Homework: CYU 13, 14, 17.

Homework: 4, 6, 12.

8.3.2: Call-by-Name

Done previously.

8.3.3: Special-Purpose Parameters

Conformant Arrays

Default (optional) Parameters

Ada and C++ permit parameters to be specified with default values to be used if there is no corresponding argument.

    procedure f (x : integer; y : integer :=1) return integer;
    int f (int x, int y = 1);
  

Named Parameters

Ada permits the caller to refer to parameters by name (rather than position). Thus given the first declaration below, the two following invocations are equivalent.

    Function F (I : Integer; J : Integer; K : Integer);
    F(1,2,3);
    F(1, K=>3, J=>2);
  

Variable Numbers of Arguments

This is the famous varargs facility in C and friends.

    printf("X=%d, Y=%d, Z=%d, and W=%d\n", X,Y,Z,Z)
  
The number of subsequent arguments is determined by the first argument.

The caller knows how many arguments there are, but the callee code must be prepared for an arbitrary number. The solution is to have the frame pointer fp point to a location a fixed distance from the first argument. Then the prologue code in the callee can find this argument, determine the number of additional arguments, and proceed from there.

8.3.4: Function Returns

8.3.A: Parameter Passing in Certain Languages

There is no new material here. Instead, some previous material is reorganized by language rather than by concept.

Parameter Passing in C

Parameters are passed by value; the argument cannot be changed by the callee. Call by reference can be simulated by using pointers.

Readonly parameters can be declared using const

Parameter Passing in C++

Default is call-by-value as in C. Call by reference can be simulated with pointers as in C but can also be explicitly stated using &

Readonly parameters can be declared using const

Parameter Passing in Java

Primitive types (e.g., int) are passed by value; objects by reference. A parameter of primitive type can be assigned to but the argument is not affected.

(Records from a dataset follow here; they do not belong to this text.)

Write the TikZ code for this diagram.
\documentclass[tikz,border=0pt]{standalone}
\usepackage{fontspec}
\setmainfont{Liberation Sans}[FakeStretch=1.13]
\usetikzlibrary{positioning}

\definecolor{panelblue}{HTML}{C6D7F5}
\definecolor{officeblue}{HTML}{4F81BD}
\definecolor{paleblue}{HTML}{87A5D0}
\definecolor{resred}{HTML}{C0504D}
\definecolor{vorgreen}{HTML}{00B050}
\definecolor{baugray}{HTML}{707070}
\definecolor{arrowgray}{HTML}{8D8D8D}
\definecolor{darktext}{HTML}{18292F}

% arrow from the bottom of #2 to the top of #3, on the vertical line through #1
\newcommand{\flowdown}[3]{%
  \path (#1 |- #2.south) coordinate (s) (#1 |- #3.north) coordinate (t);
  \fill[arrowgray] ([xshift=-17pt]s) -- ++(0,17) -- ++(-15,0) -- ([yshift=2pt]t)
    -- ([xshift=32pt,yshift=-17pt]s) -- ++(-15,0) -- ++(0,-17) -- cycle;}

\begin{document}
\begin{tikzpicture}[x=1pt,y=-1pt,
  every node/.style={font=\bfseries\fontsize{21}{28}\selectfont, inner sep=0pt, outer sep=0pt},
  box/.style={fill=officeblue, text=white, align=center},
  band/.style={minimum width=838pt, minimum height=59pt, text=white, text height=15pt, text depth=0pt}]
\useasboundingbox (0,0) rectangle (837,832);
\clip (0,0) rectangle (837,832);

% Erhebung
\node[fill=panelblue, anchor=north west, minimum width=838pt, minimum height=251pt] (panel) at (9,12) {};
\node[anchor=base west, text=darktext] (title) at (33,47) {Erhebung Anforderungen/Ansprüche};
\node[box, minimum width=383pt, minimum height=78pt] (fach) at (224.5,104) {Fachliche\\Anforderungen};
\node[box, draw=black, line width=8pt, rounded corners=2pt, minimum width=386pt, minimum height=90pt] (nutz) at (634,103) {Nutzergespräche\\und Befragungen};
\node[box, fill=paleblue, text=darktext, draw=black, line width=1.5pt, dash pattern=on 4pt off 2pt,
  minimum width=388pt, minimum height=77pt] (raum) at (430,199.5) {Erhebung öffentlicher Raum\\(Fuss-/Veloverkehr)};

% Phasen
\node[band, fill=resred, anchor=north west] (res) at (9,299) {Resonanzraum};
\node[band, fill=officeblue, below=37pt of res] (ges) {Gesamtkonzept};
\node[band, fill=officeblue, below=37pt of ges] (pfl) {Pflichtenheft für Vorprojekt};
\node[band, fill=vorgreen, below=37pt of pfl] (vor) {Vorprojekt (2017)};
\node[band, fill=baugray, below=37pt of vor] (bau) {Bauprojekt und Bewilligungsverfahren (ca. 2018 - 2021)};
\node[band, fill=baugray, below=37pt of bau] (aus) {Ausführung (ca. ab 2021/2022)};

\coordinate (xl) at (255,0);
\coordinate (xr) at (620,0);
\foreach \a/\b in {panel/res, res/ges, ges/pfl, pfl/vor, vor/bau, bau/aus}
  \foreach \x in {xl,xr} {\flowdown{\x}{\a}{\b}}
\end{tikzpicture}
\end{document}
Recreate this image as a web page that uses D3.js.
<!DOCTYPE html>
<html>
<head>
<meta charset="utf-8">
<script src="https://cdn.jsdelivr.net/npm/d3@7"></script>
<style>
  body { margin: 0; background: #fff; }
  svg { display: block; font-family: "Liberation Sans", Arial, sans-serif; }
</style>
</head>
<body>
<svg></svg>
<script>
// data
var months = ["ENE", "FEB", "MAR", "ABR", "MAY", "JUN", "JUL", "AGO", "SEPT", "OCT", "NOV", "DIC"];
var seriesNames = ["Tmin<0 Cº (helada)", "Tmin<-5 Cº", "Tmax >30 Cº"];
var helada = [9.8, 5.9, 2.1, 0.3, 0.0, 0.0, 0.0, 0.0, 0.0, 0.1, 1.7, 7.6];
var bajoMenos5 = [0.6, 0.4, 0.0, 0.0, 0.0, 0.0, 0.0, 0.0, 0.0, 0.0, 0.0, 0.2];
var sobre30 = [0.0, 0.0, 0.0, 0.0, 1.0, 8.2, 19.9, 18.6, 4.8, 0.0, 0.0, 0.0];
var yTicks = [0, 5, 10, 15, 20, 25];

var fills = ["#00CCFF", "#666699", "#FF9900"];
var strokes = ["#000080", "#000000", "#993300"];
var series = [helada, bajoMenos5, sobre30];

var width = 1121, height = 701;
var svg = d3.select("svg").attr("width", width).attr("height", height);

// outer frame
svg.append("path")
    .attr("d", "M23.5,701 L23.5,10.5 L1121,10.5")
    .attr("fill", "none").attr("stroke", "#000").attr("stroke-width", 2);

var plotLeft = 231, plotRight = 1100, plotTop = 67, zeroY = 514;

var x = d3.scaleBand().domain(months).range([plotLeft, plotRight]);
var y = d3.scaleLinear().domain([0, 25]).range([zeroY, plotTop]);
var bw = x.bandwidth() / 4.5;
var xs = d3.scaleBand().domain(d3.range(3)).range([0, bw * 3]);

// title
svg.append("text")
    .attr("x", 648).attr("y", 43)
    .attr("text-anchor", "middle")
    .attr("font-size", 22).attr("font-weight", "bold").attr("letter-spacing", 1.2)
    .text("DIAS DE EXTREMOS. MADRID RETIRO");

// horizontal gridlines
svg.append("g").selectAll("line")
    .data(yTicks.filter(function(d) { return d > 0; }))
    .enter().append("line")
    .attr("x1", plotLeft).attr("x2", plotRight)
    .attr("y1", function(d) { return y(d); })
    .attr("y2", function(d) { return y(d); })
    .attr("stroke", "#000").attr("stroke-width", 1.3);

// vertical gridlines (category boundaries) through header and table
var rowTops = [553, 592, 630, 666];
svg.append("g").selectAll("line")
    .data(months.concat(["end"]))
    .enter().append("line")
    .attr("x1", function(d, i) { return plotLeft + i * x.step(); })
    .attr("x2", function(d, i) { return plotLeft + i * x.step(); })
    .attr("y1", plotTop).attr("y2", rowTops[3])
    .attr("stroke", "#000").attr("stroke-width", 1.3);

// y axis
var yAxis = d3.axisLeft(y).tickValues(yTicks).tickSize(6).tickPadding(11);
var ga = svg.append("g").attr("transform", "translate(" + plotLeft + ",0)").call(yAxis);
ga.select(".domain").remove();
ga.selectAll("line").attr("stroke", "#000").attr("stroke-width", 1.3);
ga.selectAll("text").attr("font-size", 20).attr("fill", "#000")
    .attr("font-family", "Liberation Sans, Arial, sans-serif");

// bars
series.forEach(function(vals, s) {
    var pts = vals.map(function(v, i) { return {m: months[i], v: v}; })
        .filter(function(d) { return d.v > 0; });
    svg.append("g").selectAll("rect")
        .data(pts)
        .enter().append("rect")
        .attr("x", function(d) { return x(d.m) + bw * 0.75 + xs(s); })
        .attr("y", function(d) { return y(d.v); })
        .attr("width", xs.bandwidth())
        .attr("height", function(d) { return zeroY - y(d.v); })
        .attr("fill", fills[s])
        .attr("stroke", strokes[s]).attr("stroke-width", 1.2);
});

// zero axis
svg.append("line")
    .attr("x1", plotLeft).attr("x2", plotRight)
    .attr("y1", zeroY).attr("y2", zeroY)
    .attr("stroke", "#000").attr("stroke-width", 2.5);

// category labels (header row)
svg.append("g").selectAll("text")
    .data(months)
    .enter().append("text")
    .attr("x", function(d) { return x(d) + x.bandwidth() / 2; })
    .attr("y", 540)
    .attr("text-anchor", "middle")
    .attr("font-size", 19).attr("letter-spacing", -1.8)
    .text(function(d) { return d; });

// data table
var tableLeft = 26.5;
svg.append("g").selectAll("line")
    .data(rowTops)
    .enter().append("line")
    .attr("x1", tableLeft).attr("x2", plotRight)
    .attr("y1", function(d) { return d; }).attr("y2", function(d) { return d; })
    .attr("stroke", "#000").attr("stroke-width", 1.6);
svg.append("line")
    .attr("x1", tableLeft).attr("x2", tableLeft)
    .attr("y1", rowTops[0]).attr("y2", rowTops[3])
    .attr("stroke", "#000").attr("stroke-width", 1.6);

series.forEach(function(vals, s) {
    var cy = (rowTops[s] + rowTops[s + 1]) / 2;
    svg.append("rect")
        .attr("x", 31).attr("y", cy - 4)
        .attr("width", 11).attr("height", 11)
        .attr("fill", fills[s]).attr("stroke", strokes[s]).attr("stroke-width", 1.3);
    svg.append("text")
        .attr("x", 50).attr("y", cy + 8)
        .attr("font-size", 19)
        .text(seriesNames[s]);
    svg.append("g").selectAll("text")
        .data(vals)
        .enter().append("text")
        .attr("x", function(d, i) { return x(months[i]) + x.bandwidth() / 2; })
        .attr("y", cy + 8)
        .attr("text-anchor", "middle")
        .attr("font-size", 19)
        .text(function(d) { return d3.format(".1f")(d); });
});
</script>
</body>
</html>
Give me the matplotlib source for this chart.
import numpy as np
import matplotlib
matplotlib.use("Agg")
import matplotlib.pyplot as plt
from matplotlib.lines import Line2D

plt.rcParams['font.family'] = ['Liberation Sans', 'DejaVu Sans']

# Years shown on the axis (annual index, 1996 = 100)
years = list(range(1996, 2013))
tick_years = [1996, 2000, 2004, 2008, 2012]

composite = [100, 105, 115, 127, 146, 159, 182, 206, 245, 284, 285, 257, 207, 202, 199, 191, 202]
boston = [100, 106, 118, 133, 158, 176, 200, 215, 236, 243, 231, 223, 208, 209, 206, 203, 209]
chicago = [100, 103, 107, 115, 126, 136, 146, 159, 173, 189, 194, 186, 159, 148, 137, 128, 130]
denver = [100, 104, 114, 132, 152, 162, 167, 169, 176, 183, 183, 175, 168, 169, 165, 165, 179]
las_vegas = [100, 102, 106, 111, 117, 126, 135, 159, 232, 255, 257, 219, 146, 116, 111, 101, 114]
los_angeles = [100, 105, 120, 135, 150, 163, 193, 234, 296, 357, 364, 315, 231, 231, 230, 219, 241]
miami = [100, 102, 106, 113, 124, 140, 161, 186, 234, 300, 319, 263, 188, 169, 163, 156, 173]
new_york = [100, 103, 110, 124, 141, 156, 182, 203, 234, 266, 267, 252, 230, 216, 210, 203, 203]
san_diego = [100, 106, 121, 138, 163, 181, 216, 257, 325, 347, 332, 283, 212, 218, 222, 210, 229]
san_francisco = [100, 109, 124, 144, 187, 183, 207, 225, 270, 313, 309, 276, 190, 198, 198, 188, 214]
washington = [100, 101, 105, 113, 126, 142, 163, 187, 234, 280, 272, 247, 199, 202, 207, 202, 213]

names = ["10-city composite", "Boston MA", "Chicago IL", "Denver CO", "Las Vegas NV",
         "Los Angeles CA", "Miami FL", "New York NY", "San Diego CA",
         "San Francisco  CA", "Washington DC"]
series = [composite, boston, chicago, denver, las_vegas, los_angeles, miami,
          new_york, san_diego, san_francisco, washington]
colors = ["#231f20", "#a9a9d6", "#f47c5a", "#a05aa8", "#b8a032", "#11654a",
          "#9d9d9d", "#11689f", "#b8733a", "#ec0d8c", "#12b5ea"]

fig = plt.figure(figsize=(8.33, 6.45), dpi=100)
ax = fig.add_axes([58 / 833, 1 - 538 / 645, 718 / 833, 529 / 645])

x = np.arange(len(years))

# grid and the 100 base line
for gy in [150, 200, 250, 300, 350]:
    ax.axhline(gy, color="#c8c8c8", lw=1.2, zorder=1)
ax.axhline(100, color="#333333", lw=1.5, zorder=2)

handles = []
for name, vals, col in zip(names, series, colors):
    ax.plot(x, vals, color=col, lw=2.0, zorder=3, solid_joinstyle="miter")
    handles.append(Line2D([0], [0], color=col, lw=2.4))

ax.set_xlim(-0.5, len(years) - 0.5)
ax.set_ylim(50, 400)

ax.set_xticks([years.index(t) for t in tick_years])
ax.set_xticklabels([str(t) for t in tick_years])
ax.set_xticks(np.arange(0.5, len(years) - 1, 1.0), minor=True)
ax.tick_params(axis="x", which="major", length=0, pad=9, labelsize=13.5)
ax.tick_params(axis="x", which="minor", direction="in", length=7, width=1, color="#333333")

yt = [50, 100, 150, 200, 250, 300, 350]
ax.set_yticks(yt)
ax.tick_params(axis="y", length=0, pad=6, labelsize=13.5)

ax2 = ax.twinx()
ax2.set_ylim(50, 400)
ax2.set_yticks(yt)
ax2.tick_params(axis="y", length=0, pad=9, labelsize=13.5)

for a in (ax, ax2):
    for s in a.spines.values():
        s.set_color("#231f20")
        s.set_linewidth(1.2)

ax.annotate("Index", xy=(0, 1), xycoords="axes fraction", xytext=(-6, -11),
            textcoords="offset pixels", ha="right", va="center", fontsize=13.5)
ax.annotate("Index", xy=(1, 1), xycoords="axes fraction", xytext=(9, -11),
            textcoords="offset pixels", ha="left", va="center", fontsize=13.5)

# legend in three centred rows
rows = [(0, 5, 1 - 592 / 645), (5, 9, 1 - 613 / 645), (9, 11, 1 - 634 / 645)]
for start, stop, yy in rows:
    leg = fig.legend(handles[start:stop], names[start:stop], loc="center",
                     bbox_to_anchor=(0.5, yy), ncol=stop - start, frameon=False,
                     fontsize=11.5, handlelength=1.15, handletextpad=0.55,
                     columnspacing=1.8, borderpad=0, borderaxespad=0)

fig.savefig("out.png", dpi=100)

A object parameter can be declared readonly via final.

Parameter Passing in Ada

Semantic intent is separated from implementation. The specific modes available to the programmerin, out, and in out determine the former, not the latter.

Functions (as opposed to procedures) can have only in parameters.

8.4: Generic Subroutines and Modules

8.5: Exception Handling

8.6: Coroutines

8.7: Events

8.A: First-Class Functions

Another complication is first-class functions, that is having the ability to construct functions dynamically and treat them similarly to how other data types are treated.

One difficulty is that activation records are no longer stack like. If procedure P builds function F dynamically and then returns it, the activation record for P must be maintained since F may be called later and needs the referencing environment of P where it was created (assuming lexical scoping).

We shall see first-class functions in Scheme.

8.B: Recursion

As we have stated previously, it is the possibility of recursion that forbids static allocation of activation records and forces a stack-based mechanism.